Como gesto aos evangélicos, o governo discute ampliar as isenções de impostos para construção de igrejas e templos, que inclui receber de volta imposto sobre insumos e equipamentos, algo que pode custar bilhões. Lula também fez questão de destacar que seus indicados ao STF (Dino e Zanin) e PGR (Gonet) são contra o direito ao aborto.
Essa estratégia política de conciliação de classes irá se estender às eleições, infelizmente, agora com o apoio da direção majoritária do PSOL, que enfatiza a mesma linha em nome de uma “frente ampla democrática”, mesmo se com mais ressalvas sobre até onde ampliar as alianças.
Essa estratégia, de “reformismo fraco”, quando não são ataques diretos a direitos, em nome de “governabilidade”, que não atende as necessidades do povo trabalhador por não escapar dos limites do sistema, é uma receita para derrotas que vemos repetir-se em país após país no mundo. Recentemente vimos a vitória de Milei na Argentina com a decepção com o peronismo. Nos EUA vemos a ameaça de uma nova vitória de Trump. E não foi essa também a razão por trás da vitória de Bolsonaro? Por isso não basta torcer para que o governo “dê certo”.
Construir a retomada das lutas
Obviamente, temos uma situação com poucas lutas. Infelizmente boa parte da esquerda não tem confiança de que seja possível reverter a situação e aposta somente em medidas institucionais, dando mais poder a um judiciário que pode ceder direitos com uma mão, mas também muitas vezes julga contra greves e lutas, diminuindo nossa capacidade de lutas. Ou apostando tudo na via eleitoreira.
Por mais importante que as eleições sejam, não são suficientes para mudar as estruturas do poder, sem um movimento de massas.
Precisamos apostar na retomada das lutas, contra a direita e sua política, fora e dentro do governo. Para mudar a correlação de forças atual e derrotar a extrema-direita é necessário construir um projeto alternativo que possa unir as lutas em um movimento de massas.

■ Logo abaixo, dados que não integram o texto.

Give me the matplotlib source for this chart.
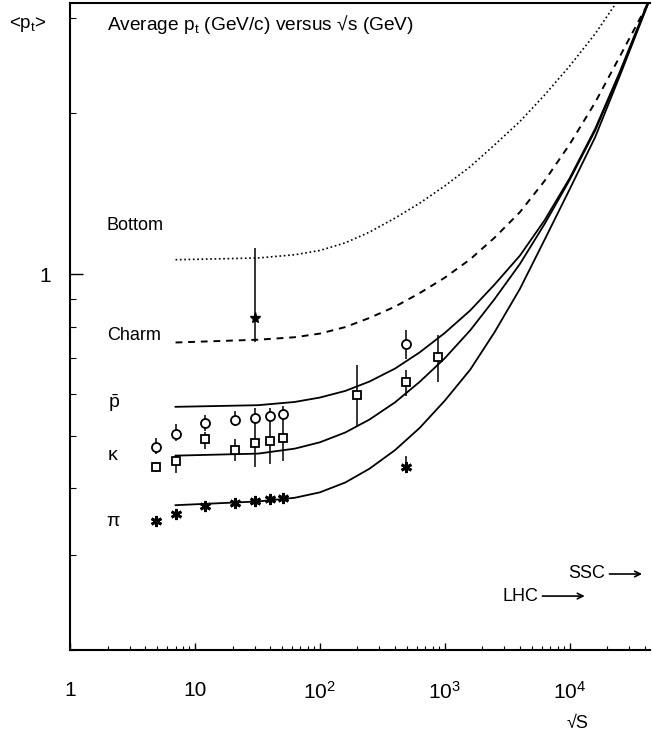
import numpy as np
import matplotlib
matplotlib.use("Agg")
import matplotlib.pyplot as plt
from matplotlib.ticker import LogLocator, NullFormatter, FixedLocator, FixedFormatter

plt.rcParams['font.family'] = ['Liberation Sans', 'DejaVu Sans']
plt.rcParams['mathtext.fontset'] = 'custom'
plt.rcParams['mathtext.rm'] = 'Liberation Sans'
plt.rcParams['mathtext.it'] = 'Liberation Sans:italic'

# theory curves (sqrt(s) in GeV, <pt> in GeV/c)
curve_x = [7, 32, 63, 100, 160, 250, 400, 630, 1000, 1600, 2500, 4000, 6300, 10000, 16000, 25000, 43000]

bottom_x = curve_x[:-1]
bottom_y = [1.065, 1.073, 1.088, 1.108, 1.145, 1.199, 1.273, 1.357, 1.461, 1.587, 1.741, 1.926,
            2.157, 2.442, 2.804, 3.264]

charm_x = curve_x[:-1] + [42000]
charm_y = [0.747, 0.756, 0.764, 0.776, 0.798, 0.83, 0.871, 0.923, 0.986, 1.067, 1.17, 1.306,
           1.493, 1.746, 2.089, 2.535, 3.18]

pbar_y = [0.567, 0.571, 0.579, 0.59, 0.607, 0.632, 0.668, 0.716, 0.778, 0.857, 0.957, 1.084,
          1.261, 1.51, 1.866, 2.371, 3.24]
kaon_y = [0.46, 0.464, 0.474, 0.487, 0.508, 0.537, 0.578, 0.631, 0.698, 0.787, 0.899, 1.046,
          1.241, 1.499, 1.852, 2.353, 3.217]
pion_y = [0.372, 0.378, 0.384, 0.393, 0.41, 0.435, 0.471, 0.518, 0.582, 0.665, 0.78, 0.94,
          1.16, 1.44, 1.8, 2.33, 3.214]

# data points: value, lower end and upper end of the error bar
low_x = [4.9, 7.05, 12, 21, 30, 40, 51]
circ_y = [0.477, 0.505, 0.528, 0.535, 0.541, 0.545, 0.55]
circ_lo = [0.464, 0.49, 0.511, 0.523, 0.528, 0.531, 0.537]
circ_hi = [0.497, 0.526, 0.547, 0.557, 0.563, 0.565, 0.57]
sq_y = [0.438, 0.449, 0.494, 0.472, 0.485, 0.49, 0.496]
sq_lo = [0.428, 0.427, 0.474, 0.45, 0.438, 0.444, 0.45]
sq_hi = [0.447, 0.46, 0.509, 0.494, 0.531, 0.535, 0.539]
star_y = [0.348, 0.358, 0.371, 0.376, 0.379, 0.382, 0.384]

high_sq_x = [199, 494, 885]
high_sq_y = [0.597, 0.63, 0.702]
high_sq_lo = [0.52, 0.595, 0.63]
high_sq_hi = [0.677, 0.663, 0.77]
high_circ_x = [494]
high_circ_y = [0.743]
high_circ_lo = [0.697]
high_circ_hi = [0.789]
high_star_x = [494]
high_star_y = [0.438]
high_star_lo = [0.427]
high_star_hi = [0.46]

charm_pt_x = [30]
charm_pt_y = [0.83]
charm_pt_lo = [0.75]
charm_pt_hi = [1.118]

xticks = [1, 10, 100, 1000, 10000]
xticklabels = ['1', '10', r'$10^{2}$', r'$10^{3}$', r'$10^{4}$']


def errs(y, lo, hi):
    y = np.array(y)
    return [y - np.array(lo), np.array(hi) - y]


W, H = 652, 738
fig = plt.figure(figsize=(W / 100, H / 100), dpi=100)
ax = fig.add_axes([70 / W, 1 - 650 / H, 580 / W, 647 / H])
ax.set_xscale('log')
ax.set_yscale('log')
ax.set_xlim(1, 4.4e4)
ax.set_ylim(0.2, 3.2)

lw = 1.3
ax.plot(bottom_x, bottom_y, color='k', lw=1.2, ls=(0, (1, 1.6)))
ax.plot(charm_x, charm_y, color='k', lw=1.4, ls=(0, (3.5, 3)))
ax.plot(curve_x, pbar_y, color='k', lw=lw)
ax.plot(curve_x, kaon_y, color='k', lw=lw)
ax.plot(curve_x, pion_y, color='k', lw=lw)

ebk = dict(fmt='none', ecolor='k', elinewidth=1.1, capsize=0)
ax.errorbar(low_x, circ_y, yerr=errs(circ_y, circ_lo, circ_hi), **ebk)
ax.errorbar(low_x, sq_y, yerr=errs(sq_y, sq_lo, sq_hi), **ebk)
ax.errorbar(high_sq_x, high_sq_y, yerr=errs(high_sq_y, high_sq_lo, high_sq_hi), **ebk)
ax.errorbar(high_circ_x, high_circ_y, yerr=errs(high_circ_y, high_circ_lo, high_circ_hi), **ebk)
ax.errorbar(high_star_x, high_star_y, yerr=errs(high_star_y, high_star_lo, high_star_hi), **ebk)
ax.errorbar(charm_pt_x, charm_pt_y, yerr=errs(charm_pt_y, charm_pt_lo, charm_pt_hi), **ebk)

ax.plot(low_x, circ_y, 'o', ms=6.5, mfc='white', mec='k', mew=1.3, ls='none', zorder=4)
ax.plot(low_x + high_sq_x, sq_y + high_sq_y, 's', ms=6, mfc='white', mec='k', mew=1.3, ls='none', zorder=4)
ax.plot(high_circ_x, high_circ_y, 'o', ms=6.5, mfc='white', mec='k', mew=1.3, ls='none', zorder=4)
ax.plot(low_x + high_star_x, star_y + high_star_y, marker=(6, 2, 0), ms=8, mec='k', mew=2, ls='none', zorder=4)
ax.plot(charm_pt_x, charm_pt_y, '*', ms=8, color='k', ls='none', zorder=4)

# axes styling
for side in ['left', 'bottom', 'top']:
    ax.spines[side].set_linewidth(1.5)
ax.spines['right'].set_visible(False)

ax.xaxis.set_major_locator(FixedLocator(xticks))
ax.xaxis.set_major_formatter(FixedFormatter(xticklabels))
ax.xaxis.set_minor_locator(LogLocator(base=10, subs=np.arange(2, 10)))
ax.xaxis.set_minor_formatter(NullFormatter())
ax.yaxis.set_major_locator(FixedLocator([1]))
ax.yaxis.set_major_formatter(FixedFormatter(['1']))
ax.yaxis.set_minor_locator(LogLocator(base=10, subs=np.arange(2, 10)))
ax.yaxis.set_minor_formatter(NullFormatter())
ax.tick_params(axis='x', which='major', direction='in', length=5, width=1, pad=22, labelsize=15)
ax.tick_params(axis='x', which='minor', direction='in', length=3, width=0.8)
ax.tick_params(axis='y', which='major', direction='in', length=9, width=1, pad=14, labelsize=15)
ax.tick_params(axis='y', which='minor', direction='in', length=4, width=0.8)


def ftext(x, y, s, **kw):
    fig.text(x / W, 1 - y / H, s, va='center', **kw)


fs = 13
ftext(28, 24, r'<$\mathrm{p_t}$>', ha='center', fontsize=fs + 0.5)
ftext(107, 24, r'Average $\mathrm{p_t}$ (GeV/c) versus √s (GeV)', ha='left', fontsize=fs + 0.8)
ftext(107, 225, 'Bottom', ha='left', fontsize=fs)
ftext(107, 336, 'Charm', ha='left', fontsize=fs)
ftext(114, 403, r'$\bar{\mathrm{p}}$', ha='center', fontsize=fs + 1)
ftext(113, 456, 'κ', ha='center', fontsize=fs + 1)
ftext(113, 521, 'π', ha='center', fontsize=fs + 1)
ftext(577, 724, '√S', ha='center', fontsize=fs)

# collider markers
ax.text(5600, 0.252, 'LHC', ha='right', va='center', fontsize=fs)
ax.annotate('', xy=(13900, 0.252), xytext=(5750, 0.252),
            arrowprops=dict(arrowstyle='->', lw=1.2, color='k'))
ax.text(19300, 0.277, 'SSC', ha='right', va='center', fontsize=fs)
ax.annotate('', xy=(40000, 0.277), xytext=(19800, 0.277),
            arrowprops=dict(arrowstyle='->', lw=1.2, color='k'), annotation_clip=False)

fig.savefig('out.png', dpi=100)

Isso inclui levantar um programa audacioso de investimentos públicos em saúde, educação, moradia, transporte público, tudo como políticas públicas, com o fim das privatizações e bancado com a taxação de ricos e grandes empresas. Um programa que atenda as necessidades da classe trabalhadora em toda sua diversidade de gênero, étnica e racial.
Só vamos superar as múltiplas crises que vivemos – social, ambiental, a violência opressora e discriminatória, etc. – colocando as riquezas do país e do mundo à serviço das necessidades reais das pessoas e do meio ambiente, numa luta por uma ruptura socialista.